3-Year-Old Ebola Survivor Who Lost His Mother 'Proposes' to the Nurse Who Cared for Him

"The chance of survival was very low for him."

Isata Kallon, a nurse in Sierra Leone, didn't think one of her young charges suffering from Ebola with the rest of his family was going to make it. Then when he defied the odds and survived the deadly disease raging through several countries in West Africa, he surprised her again.

Ibrahim, the 3-year-old boy who lost his mother but beat Ebola virus disease with his two older brothers, popped the question, according to NPR.

"He said he wants me to be his wife," Kallon said, laughing, according to the radio outlet. "I accepted!"

In this photo taken on Tuesday, Aug. 12, 2014, a healthcare worker, left,  helps a collegue as she prepares his Ebola personal protective equipment before entering the Ebola isolation ward at Kenema Government Hospital, in Kenema, the Eastern Province around 300km, (186 miles),  from the capital city of Freetown in  Sierra Leone.  Over the decades, Ebola cases have been confirmed in 10 African countries, including Congo where the disease was first reported in 1976. But until this year, Ebola had never come to West Africa.  (AP/Michael Duff) In this photo taken on Tuesday, Aug. 12, 2014, a health care worker, left, helps a colleague as she prepares his Ebola personal protective equipment before entering the Ebola isolation ward at Kenema Government Hospital, in Kenema, the Eastern Province around 300km, (186 miles), from the capital city of Freetown in Sierra Leone.  (AP/Michael Duff)

Though Ibrahim now visits the nurses station in Kenema Hospital in good humor, blowing kisses into the air at Kallon, she told NPR he wasn't always in such good spirits.

"The chance of survival was very low for him," the nurse said of Ibrahim's early days in treatment when he was vomiting frequently.

According to recent statistics, Sierra Leone has likely had more than 3,400 Ebola cases resulting in 1,200 deaths since the outbreak began earlier this year.

Kallon said Ibrahim formed an attachment to her because she was frequently having to transport him to his own bed after finding him with other patients:

"I [mostly found] him lying on the beds of other patients," she said. She wasn't sure if he was lonely or confused, but she had trouble keeping him in his own bed. "So every time, I had to take him, give him a bath and dress him up and put him back [on his own mattress]," she said.

Meanwhile, Ibrahim's mother's health began to worsen. She began vomiting heavily and had severe diarrhea. Then, roughly seven days after the family had first arrived, she passed away. Ibrahim and his brothers were still alive in their beds, just a few feet away.

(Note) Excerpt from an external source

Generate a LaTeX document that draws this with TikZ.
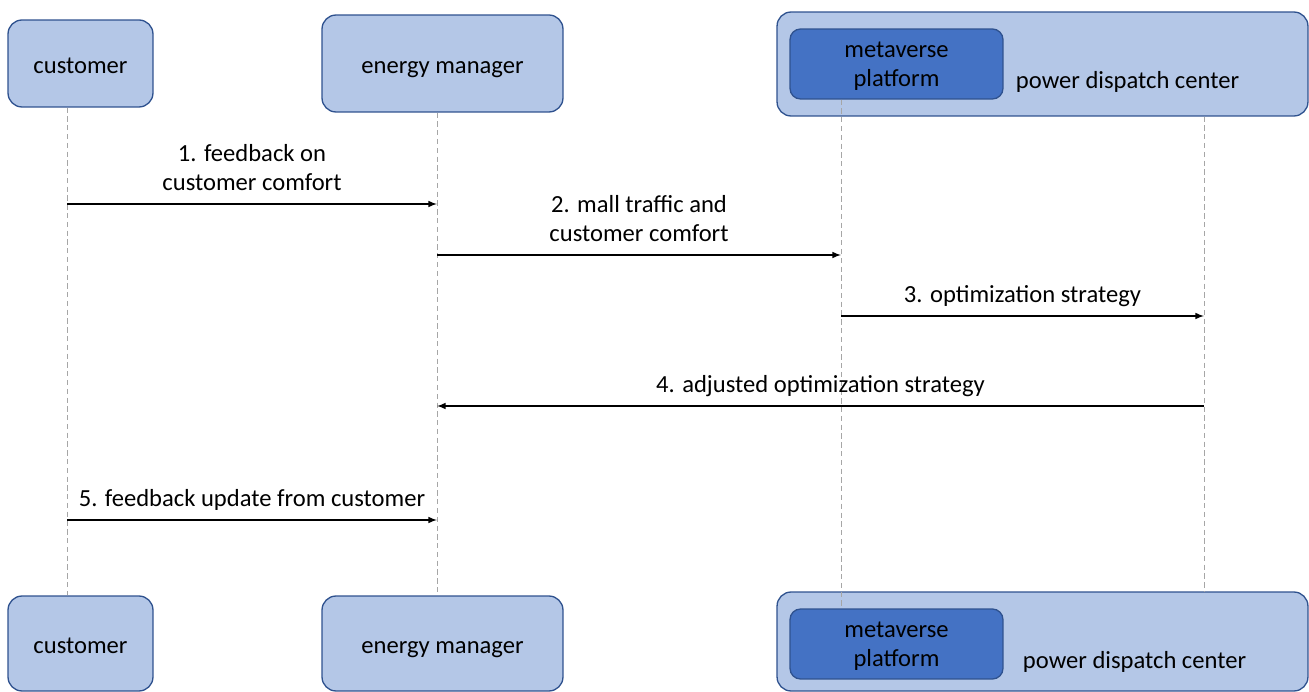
\documentclass[tikz,border=0pt]{standalone}
\usepackage{fontspec}
\setmainfont{Carlito}
\usepackage{tikz}
\usetikzlibrary{positioning, arrows.meta, calc}
\definecolor{boxblue}{HTML}{B4C7E7}
\definecolor{edgeblue}{HTML}{2F528F}
\definecolor{platblue}{HTML}{4472C4}

\begin{document}
\begin{tikzpicture}[
    x=0.02cm, y=-0.02cm,
    font=\fontsize{14}{16.5}\selectfont,
    actorbox/.style={
        rectangle,
        draw=edgeblue,
        line width=0.75pt,
        fill=boxblue,
        rounded corners=8pt,
        align=center,
        inner sep=0pt,
        text height=13pt,
        text depth=1.5pt
    },
    platbox/.style={
        rectangle,
        draw=edgeblue,
        line width=0.75pt,
        fill=platblue,
        rounded corners=6pt,
        align=center,
        inner sep=0pt,
        text depth=0pt,
        minimum width=4.26cm,
        minimum height=1.4cm
    },
    lifeline/.style={gray!70, line width=0.5pt, dash pattern=on 3pt off 2pt},
    msg/.style={->, >=latex, line width=0.7pt, black},
    msglabel/.style={above=7.5pt, inner sep=0pt, text depth=0pt, align=center}
]
    \useasboundingbox (0,0) rectangle (1309,692);

    % Top row: actors
    \node[actorbox, minimum width=2.9cm, minimum height=1.74cm] (custT) at (80.5,63.5) {customer};
    \node[actorbox, minimum width=4.82cm, minimum height=1.94cm] (emT) at (442.5,63.5) {energy manager};
    \node[actorbox, minimum width=10.62cm, minimum height=2.08cm] (pdcT) at (1042.5,64) {};
    \node[platbox] (mvT) at (896.5,64) {metaverse\\platform};
    \node[inner sep=0pt, anchor=west, right=0.24cm of mvT, yshift=-0.36cm] (pdcTxtT) {power dispatch center};

    % Bottom row: actors
    \node[actorbox, minimum width=2.9cm, minimum height=1.9cm] (custB) at (80.5,643.5) {customer};
    \node[actorbox, minimum width=4.82cm, minimum height=1.9cm] (emB) at (442.5,643.5) {energy manager};
    \node[actorbox, minimum width=10.62cm, minimum height=1.98cm] (pdcB) at (1042.5,641.5) {};
    \node[platbox] (mvB) at (896.5,644) {metaverse\\platform};
    \node[inner sep=0pt, anchor=west, right=0.38cm of mvB, yshift=-0.36cm] (pdcTxtB) {power dispatch center};

    % Lifelines
    \coordinate (custX) at (67,0);
    \coordinate (emX) at (437,0);
    \coordinate (mvX) at (841,0);
    \coordinate (pdcX) at (1204,0);
    \draw[lifeline] (custX |- custT.south) -- (custX |- custB.north);
    \draw[lifeline] (emX |- emT.south) -- (emX |- emB.north);
    \draw[lifeline] (mvX |- mvT.south) -- (mvX |- mvB.north);
    \draw[lifeline] (pdcX |- pdcT.south) -- (pdcX |- pdcB.north);

    % Messages
    \coordinate (m1) at (0,204);
    \coordinate (m2) at (0,255);
    \coordinate (m3) at (0,316);
    \coordinate (m4) at (0,406);
    \coordinate (m5) at (0,520);
    \draw[msg] (custX |- m1) -- node[msglabel] {1. feedback on\\customer comfort} (emX |- m1);
    \draw[msg] (emX |- m2) -- node[msglabel] {2. mall traffic and\\customer comfort} (mvX |- m2);
    \draw[msg] (mvX |- m3) -- node[msglabel] {3. optimization strategy} (pdcX |- m3);
    \draw[msg] (pdcX |- m4) -- node[msglabel] {4. adjusted optimization strategy} (emX |- m4);
    \draw[msg] (custX |- m5) -- node[msglabel] {5. feedback update from customer} (emX |- m5);
\end{tikzpicture}
\end{document}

Ibrahim and his brothers are now among other patients out of the Ebola ward, free of the disease, but waiting to go home in a different area of the hospital. The boys will be brought home to their father soon, according to NPR.

For Kallon, one of the many health workers in the country, struggling to keep up with the influx of patients, she said she will miss little Ibrahim.

Overall, there have been more than 9,100 Ebola cases in West Africa resulting in more than 4,500 deaths, according to the World Health Organization.